Online Democracies: Is Control Top-Down or Bottom-Up?

mean20girls.jpgSurprising no-one, democratic experiments like Wikipedia and eBay require top-down control. But what if control works most effectively when it comes from the bottom?

There was a little micro-flurry of discussion recently about the limits of crowd-sourced initiatives online. Nick Carr, Kevin Kelly and even everyone’s favourite luddite Andrew Keen had something to say about the benefits and drawbacks of sites that aim at a sort of pure, self-governed democracy. I’ll leave it to you to pick out the details of each piece, but if I might try and crystallise, Carr and Keen are both responding to recent changes to eBay’s notoriously broken feedback system, while Kelly is simply thinking about ‘bottom-up systems’ in general.

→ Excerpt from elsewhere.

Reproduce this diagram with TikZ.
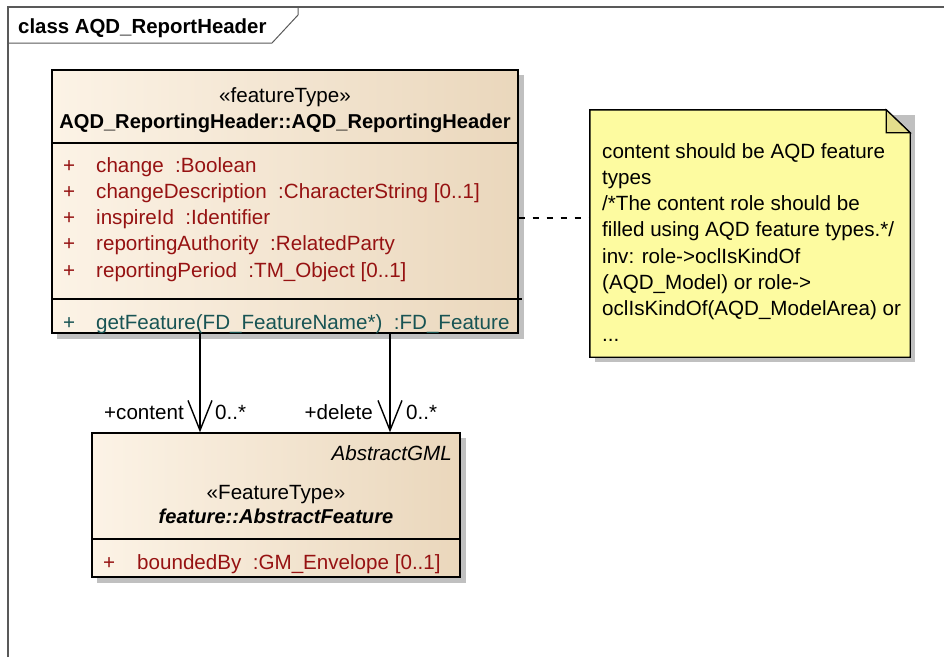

As a quick summary, Kelly’s long post argues that bottom-up systems require a balance of the ‘hive mind’ and top-down control. His metaphor essentially boils down to the crowd possessing an enormous amount of processing power that takes time to develop and sift through which, consequently, requires top-down control to act as a consolidating force to speed up the process. Carr (whose Big Switch I swear I’ll review soon) responds to Kelly by arguing that top-down control is necessary not to amalgamate or speed-up but to impose order, to provide a network of reassurance and restriction that mitigates the fact that crowds are basically groups of self-interested individuals. As for Keen, he somehow ends up talking about the dictatorship of the consumer which, as I understand it, is a product of people having the temerity to express themselves.

But what is most interesting is the idea of opposition at the root of the top/bottom dichotomy. Democracies ostensibly find freedom in that opposition – that governments exert control through laws and policies and the people/the courts/the press etc. resist and protest when the government oversteps its bounds. In many cases, this model of ‘checks and balances’ transfers over to online democracies in which there is an ideologocal struggle between top and bottom for control. A common example is the arguments on Wikipedia over notability in which what is and what is not ‘notable’ is of course a product of how one defines the term. Similarly, eBay’s change in rules is one side of this equation: of the top responding to unease in the bottom.

But to what are the limits of checks and balances? Both Carr and Keen argue that at certain points, self-policing breaks down and in this I agree. Where we diverge, however, is at the point where control is seen as an external imposition on the crowd. Control in democracies has always been only partly about the top-down; the other half stems from turning the crowd into its own policing mechanism. What I don’t mean is that the crowd looks after itself or becomes self-governing; rather, the bottom internalises the rules of the top and then enforces them on behalf of the ‘top’. A clear example in contemporary society would be the tendency of young women to enforce standards of beauty and femininity for each other. The ideas of the top are not propagated in some grand top-down mechanism but rather, filter and spread through day-to-day interactions in the crowd itself. In fact, thought of this way, the very division between top and bottom becomes difficult to maintain as the two are inextricably linked in systems of control.

And all of this is a very long-winded way to say that the limits of online democracies are the same as their real-world counterparts: control works best when we are taught to control ourselves and the people around us. It all sounds very paranoid, but the big question, of course, is whose interests are served and it’s here that things get very murky. There is nothing inherently negative about systems of control – driving would be really difficult without them. But is the crowd-sourced a genuine alternate space or does it work through a false sense of control? Will something like CNN’s iReport produce unexpected journalism or end up reproducing the usual ideologies we get in the news anyway, precisely because that’s how we think anyway? It’s far too broad a question to answer here and, even if I had the space or time, I still don’t think I could. It is, however, something worth thinking about as “citizen-based” and “crowd-sourced” initiatives are only set to expand.